Maaşımız vergi dilimleriyle dilim dilim doğranıyor! Vergi yükü patronlara!
Metal işçilerinin eline geçen ücret sene içerisinde vergi dilimleri arttıkça azalıyor. Geçmişte yılın ortalarında ikinci vergi dilimine giren metal işçileri artık Şubat ayında vergi dilimlerine giriyorlar. Yılın büyük çoğunluğunu yüzde 27’lik vergi diliminde geçiren metal işçileri artık yüzde 35’lik vergi dilimine de giriyorlar. KDV ve ÖTV gibi dolaylı vergileri de ekleyince metal işçilerinin eline geçen paranın yarısından fazlası vergiye gidiyor. Metal işçileri vergi adaletsizliğine karşı vergi yükünün patronlara yüklenmesini istiyorlar. Birleşik Metal-İş sendikası taslağında vergi diliminin yüzde 15’te sabitlenerek üstünün patronlar tarafından karşılanması talep ediyor. Tabandan yükselen bu talebin göstermelik olmaktan öteye geçerek bütün sendikalar tarafından sahiplenilmeli ve önemli bir mücadele gündemi haline getirilmelidir.
2025’e grev yasaklarını çöpe atarak girdik! Kimse grev yasaklarıyla metal işçilerinin karşısına gelmesin!
MESS patronları metal işçilerine sefaleti dayatacaklar. Şimdiden “enflasyonu bile zor veririz” demeye başladılar. Mücadele çetin geçecek. İşsizliği göstererek sefaleti dayatan MESS gücünü iktidarın işçi düşmanı grev yasaklarından alıyor. Türk Metal ve Özçelik-İş de bu grev yasaklarını bahane ederek masada işçiyi satıyorlar. Cumhurbaşkanı kararnamesi ile yasaklansa bile metal işçilerinin grevi haklı ve meşrudur. Ayrıca Anayasa Mahkemesi’nin (AYM) 2015 yılında hükümetin MESS grevlerini yasaklamasını “anayasa ile güvence altına alınan sendika hakkının ihlali” olarak tanımladığı ve hükümeti tazminat ödemeye mahkûm ettiği kararı ortadadır. Daha da önemlisi Birleşik Metal-İş sendikası bu karar açıklandığı günden bu yana grev yasaklarını tanımıyor. 2022 yılında Bekaert, 2023 yılında Schneider Enerji, 2024 yılında MESS’e bağlı Hitachi, GE Grid, Schneider Elektrik ve Arıtaş işçileri grev yasaklarını tanımayarak grev kararlarını uyguladılar. Bu fiili ve meşru grevler sonucunda metal işçileri önemli kazanımlar elde ettiler. Nasıl ki Kavel işçileri 1963 yılında grev hakkını grev yaparak kazandı, bugün metal işçileri de grev hakkını grev yaparak savunuyorlar ve savunmaya devam edecekler. Bu sebeple kimse metal işçilerinin karşısına grev yasağı tehdidi ile gelmesin! Sizin yasaklarınız metal işçilerinin gözünde yok hükmündedir!
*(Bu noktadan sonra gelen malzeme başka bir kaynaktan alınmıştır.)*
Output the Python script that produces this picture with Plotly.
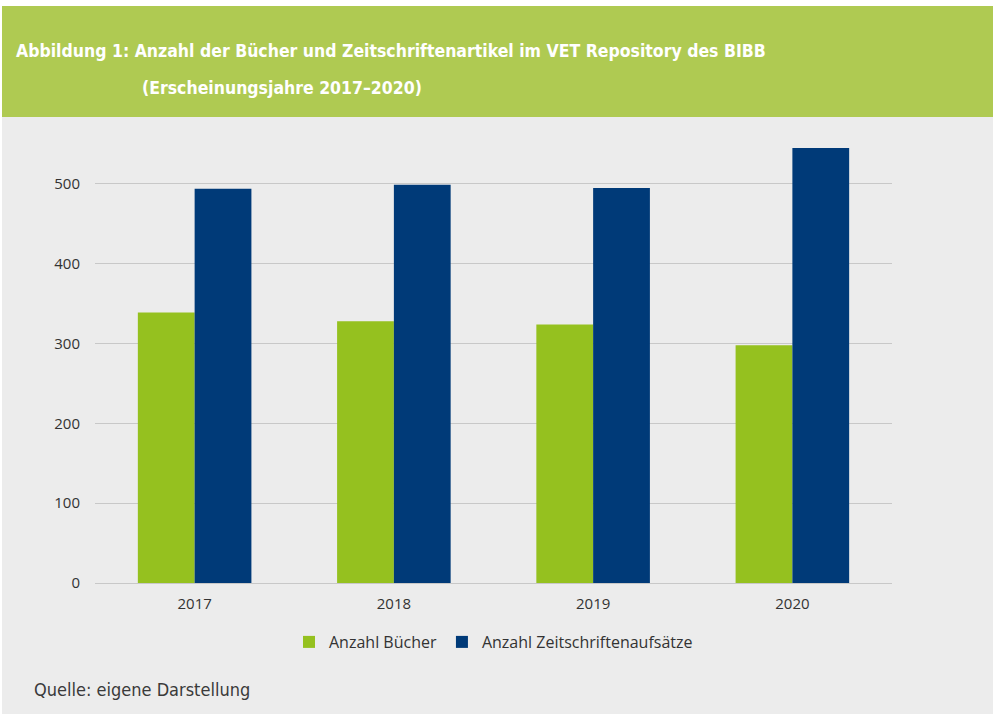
import plotly.graph_objects as go

years = ["2017", "2018", "2019", "2020"]
buecher = [339, 328, 324, 298]
zeitschriften = [494, 499, 495, 545]
y_ticks = [0, 100, 200, 300, 400, 500]
series_names = ["Anzahl Bücher", "Anzahl Zeitschriftenaufsätze"]

W, H = 993, 714
L, R, T, B = 95, 101, 136, 131
PW, PH = W - L - R, H - T - B

def px(x):
    return (x - L) / PW

def py(y):
    return (H - B - y) / PH

COND = "DejaVu Sans Condensed, Liberation Sans Narrow, sans-serif"

fig = go.Figure()
fig.add_trace(go.Bar(x=years, y=buecher, name=series_names[0],
                     marker=dict(color="#95c11f", line=dict(width=0))))
fig.add_trace(go.Bar(x=years, y=zeitschriften, name=series_names[1],
                     marker=dict(color="#003a78", line=dict(width=0))))

shapes = [
    dict(type="rect", xref="paper", yref="paper", x0=px(0), x1=px(W), y0=py(0), y1=py(6),
         fillcolor="white", line=dict(width=0), layer="below"),
    dict(type="rect", xref="paper", yref="paper", x0=px(0), x1=px(2), y0=py(0), y1=py(H),
         fillcolor="white", line=dict(width=0), layer="below"),
    dict(type="rect", xref="paper", yref="paper", x0=px(2), x1=px(W), y0=py(6), y1=py(117),
         fillcolor="#afca52", line=dict(width=0), layer="below"),
]

title_font = dict(family=COND, size=17.5, color="white")
annotations = [
    dict(text="<b>Abbildung 1: Anzahl der Bücher und Zeitschriftenartikel im VET Repository des BIBB</b>",
         xref="paper", yref="paper", x=px(14), y=py(51), xanchor="left", yanchor="middle",
         showarrow=False, font=title_font),
    dict(text="<b>(Erscheinungsjahre 2017–2020)</b>",
         xref="paper", yref="paper", x=px(140), y=py(88), xanchor="left", yanchor="middle",
         showarrow=False, font=title_font),
    dict(text="Quelle: eigene Darstellung",
         xref="paper", yref="paper", x=px(32), y=py(689), xanchor="left", yanchor="middle",
         showarrow=False,
         font=dict(family=COND, size=18, color="#3a3a3a")),
]

fig.update_layout(
    width=W, height=H,
    margin=dict(l=L, r=R, t=T, b=B, pad=0),
    paper_bgcolor="#ececec", plot_bgcolor="#ececec",
    barmode="group", bargap=0.43, bargroupgap=0,
    font=dict(family="Open Sans, Noto Sans, sans-serif", size=15, color="#333333"),
    showlegend=True,
    legend=dict(orientation="h", x=0.5, xanchor="center", y=py(642), yanchor="middle",
                font=dict(size=16, color="#333333"), bgcolor="rgba(0,0,0,0)",
                itemwidth=30, tracegroupgap=0),
    shapes=shapes, annotations=annotations,
    xaxis=dict(showgrid=False, ticks="", showline=False, ticklabelstandoff=10,
               tickfont=dict(size=15, color="#333333")),
    yaxis=dict(range=[0, 560], tickvals=y_ticks, showgrid=True, gridcolor="#c8c8c8",
               gridwidth=1, zeroline=True, zerolinecolor="#c8c8c8", zerolinewidth=1,
               ticks="", showline=False, ticklabelstandoff=14,
               tickfont=dict(size=15, color="#333333")),
)

fig.write_html("out.html", config={"displayModeBar": False},
               post_script="document.body.style.margin='0px';document.body.style.padding='0px';")
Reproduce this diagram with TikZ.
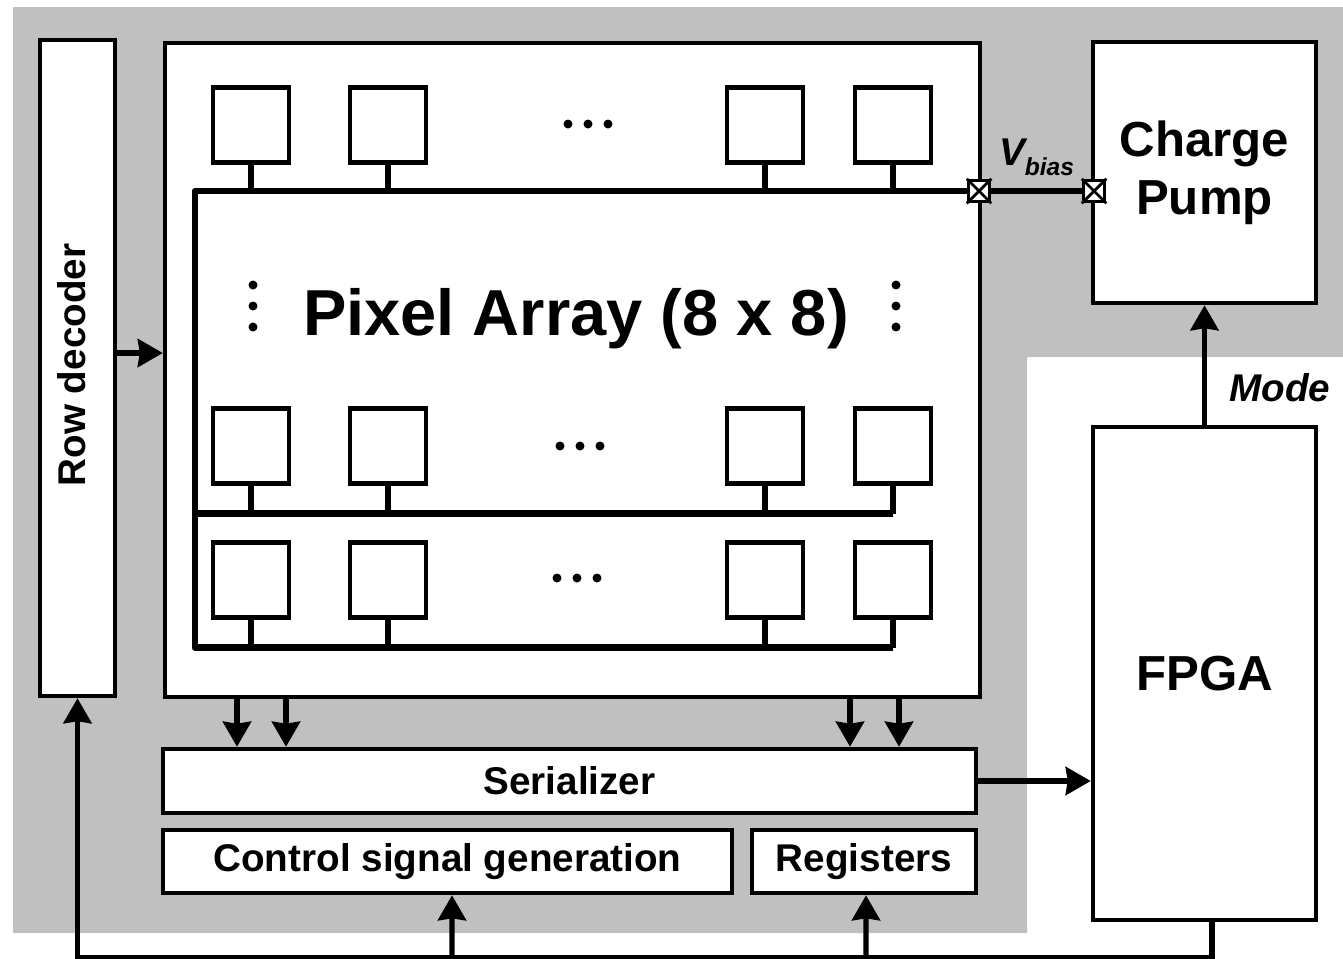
\documentclass[tikz,border=0pt]{standalone}
\usepackage{fontspec}
\setmainfont{Liberation Sans}
\usetikzlibrary{arrows.meta, positioning}
\definecolor{ChipGray}{HTML}{C0C0C0}

\begin{document}
\begin{tikzpicture}[
      x=0.02cm, y=-0.02cm,
      box/.style={draw, line width=2.6pt, fill=white, inner sep=0pt, font=\fontsize{22}{26}\selectfont\bfseries},
      bigbox/.style={box, align=center, font=\fontsize{28}{33}\selectfont\bfseries},
      cell/.style={draw, line width=2.3pt, fill=white, minimum width=1.52cm, minimum height=1.5cm},
      bus/.style={line width=3.8pt, line join=round},
      stub/.style={line width=3.2pt},
      arrow/.style={-{Stealth[length=0.5cm, width=0.56cm, inset=0.04cm]}, line width=3pt},
      pad/.style={draw, fill=white, line width=2pt, minimum size=0.42cm, inner sep=0pt},
      lbl/.style={font=\fontsize{22}{26}\selectfont\bfseries\itshape}
  ]
      \useasboundingbox (0,0) rectangle (1343,958);

      % Chip area
      \fill[ChipGray] (13,7) -- (1343,7) -- (1343,357) -- (1027,357) -- (1027,933) -- (13,933) -- cycle;

      % Blocks
      \node[box, minimum width=1.5cm, minimum height=13.12cm] (rowdec) at (77.5,368) {};
      \node[rotate=90, font=\fontsize{22}{26}\selectfont\bfseries] (rowtxt) at (72,365) {Row decoder};
      \node[box, minimum width=16.3cm, minimum height=13.08cm] (array) at (572.5,370) {};
      \node[bigbox, minimum width=4.46cm, minimum height=5.22cm] (pump) at (1204.5,172.5) {Charge\\Pump};
      \node[bigbox, minimum width=4.46cm, minimum height=9.86cm] (fpga) at (1204.5,673.5) {FPGA};
      \node[box, minimum width=16.26cm, minimum height=1.28cm] (ser) at (569.5,781) {Serializer};
      \node[box, minimum width=11.38cm, minimum height=1.26cm] (ctrl) at (447.5,861.5) {Control signal generation};
      \node[box, minimum width=4.48cm, minimum height=1.26cm] (reg) at (864,861.5) {Registers};

      % Pixels and row lines
      \foreach \r/\yc in {1/125, 2/446, 3/580}
        \foreach \c/\xc in {1/251, 2/388, 3/765, 4/893}
        {
          \node[cell] (px\r\c) at (\xc,\yc) {};
          \draw[stub] (px\r\c.south) -- ++(0,28);
        }
      \node[pad] (padA) at (979,191) {};
      \node[pad] (padB) at (1094,191) {};
      \draw[bus] (px34.south) ++(0,28) -| (195,191) -- (padA);
      \draw[bus] (px24.south) ++(0,28) -- ++(-698,0);
      \draw[bus] (padA) -- node[lbl, above=0.12cm] (vbias) {V\raisebox{-0.25em}{\fontsize{14}{14}\selectfont bias}} (padB);
      \foreach \p in {padA, padB}
        \draw[line width=1.6pt] (\p.north west) -- (\p.south east) (\p.north east) -- (\p.south west);

      \node[font=\fontsize{37}{40}\selectfont\bfseries] (title) at (576,319) {Pixel Array (8 x 8)};

      % Dots
      \foreach \xd/\yd in {588/124, 580/446, 577/578}
        \foreach \k in {-20,0,20}
          \fill (\xd+\k,\yd) circle[radius=0.09cm];
      \foreach \xd in {253, 896}
        \foreach \k in {-21,0,21}
          \fill (\xd,306+\k) circle[radius=0.09cm];

      % Connectors
      \draw[arrow] (rowdec.east |- 0,353) -- (array.west |- 0,353);
      \foreach \xa in {237, 286, 850, 899}
        \draw[arrow] (array.south -| \xa,0) -- (ser.north -| \xa,0);
      \draw[arrow] (ser.east) -- (fpga.west |- ser.east);
      \draw[arrow] (fpga.north) -- (pump.south);
      \node[lbl] (mode) at (1280,388) {Mode};

      % Feedback from FPGA
      \coordinate (loopR) at ([xshift=0.15cm]fpga.south);
      \draw[arrow] (loopR) -- ++(0,35) -| (rowdec.south);
      \draw[arrow] (loopR |- 0,955) ++(-760,0) -- (ctrl.south -| 452,0);
      \draw[arrow] (loopR |- 0,955) ++(-346,0) -- (reg.south -| 866,0);
  \end{tikzpicture}
\end{document}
Sefalet dayatmasına karşı parola işgal grev direniş!
Bugüne kadar işçi sınıfına hiçbir hak bahşedilmedi. Ne kazanıldıysa işçi sınıfı dişiyle tırnağıyla mücadele ederek kazandı. Bundan sonra da böyle olmaya devam edecek. MESS kendi rızasıyla metal işçilerine bir kuruş dahi vermeyecek, her dönem olduğu gibi metal işçilerinin karşısına sefalet ücretleriyle gelecek. MESS’in bunları yaparken en önemli dayanağı grev yasakları olacak. Unutmayalım, grev hakkı olmadan toplu sözleşme görüşmeleri bir tiyatro olmaktan öteye geçemez. Metal işçileri aynı Grid, Hitachi, Bekaert işçileri gibi Kavel’in yolunda yürümeli ve işgal grev direniş diyerek grev iradesini ortaya koymalıdır. Kazanılacak her kuruş bu iradenin gücüne bağlı olarak kazanılacaktır. Bu iradeyi güçlendirmek için sendika ayrımı yapmadan eylemde birlik esasına dayalı ortak bir mücadeleyi örgütlemek bütün metal işçilerinin görevidir. Hakkımızı söke söke almanın tek yolu ayrı gayrı demeden işgal, grev, direniş şiarıyla bu büyük mücadeleye hazırlanmaktır!